Two provinces moving on follow-up care for MS liberation therapy
KAREN HOWLETT, The Globe and Mail. March 1st, 2011.
Two provinces are leading the push for national guidelines to end the ambiguity around follow-up care for Canadians with multiple sclerosis who travel outside the country for a controversial new medical procedure.
In Alberta, the College of Physicians and Surgeons plans to publish in the next few days guidelines on monitoring patients for complications from the procedure known as liberation therapy.
And in Ontario, the McGuinty government is setting up a panel of medical experts to establish standards of care for patients who travel as far as South America and Europe in search of relief from the nerve-wasting disease.
Medical experts and advocates for MS patients say they expect the standards Ontario is developing to be adopted across the country. Canada currently has no national guidelines on how to monitor patients who have had the liberation treatment in other countries, because the procedure is not approved here and it has yet to undergo rigorous clinical trials.

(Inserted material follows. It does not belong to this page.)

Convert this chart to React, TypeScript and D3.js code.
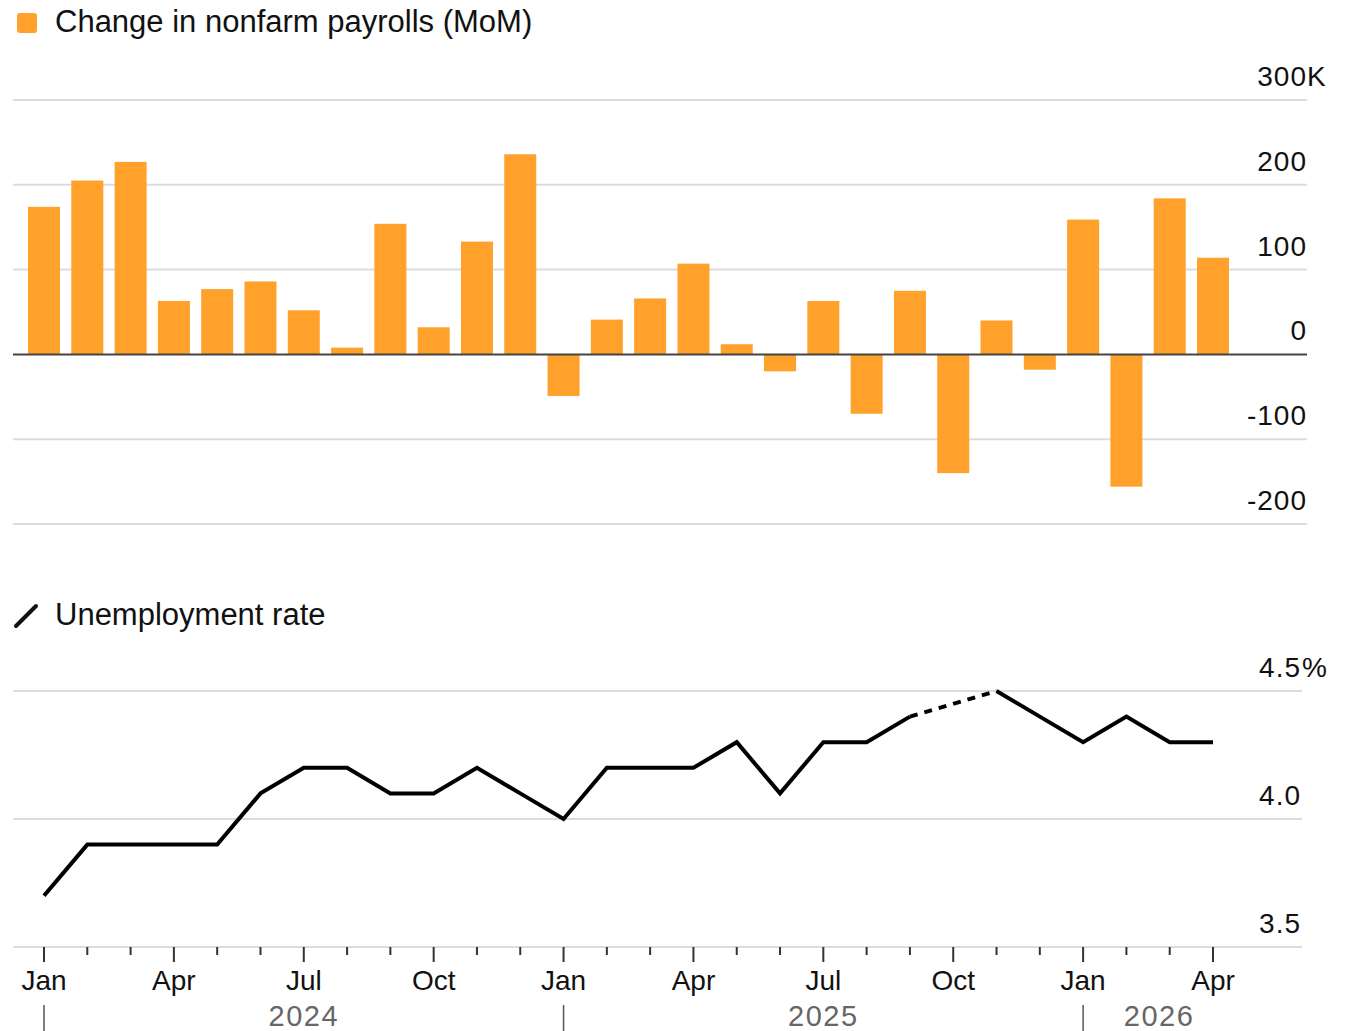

Ever since it was introduced about a year ago, liberation therapy has divided doctors and their patients. The treatment is highly contentious because it disputes the long-held view that MS is an autoimmune disease. Dr. Zamboni believes MS patients have damage in blood vessels in their necks caused by too much iron. He has developed a procedure to clear the blockage, which involves opening veins in the neck and spinal cord. He believes this procedure combats symptoms of MS, which can cause loss of balance, impaired speech, extreme fatigue and paralysis.
In Alberta, the guidelines will tell doctors what to do if patients are on blood thinners – a common remedy to help prevent clotting – and what imaging studies they should do to monitor any blockages in the stent, said Trevor Theman, registrar at the College of Physicians.
The Ontario government is also calling on Ottawa to create a national database of MS patients that would contain information on symptoms and what treatments are most effective. The data base would be a useful research tool for both patients and doctors, Mr. Savoie said.
But the province is stopping short of funding a study of the liberation therapy treatment.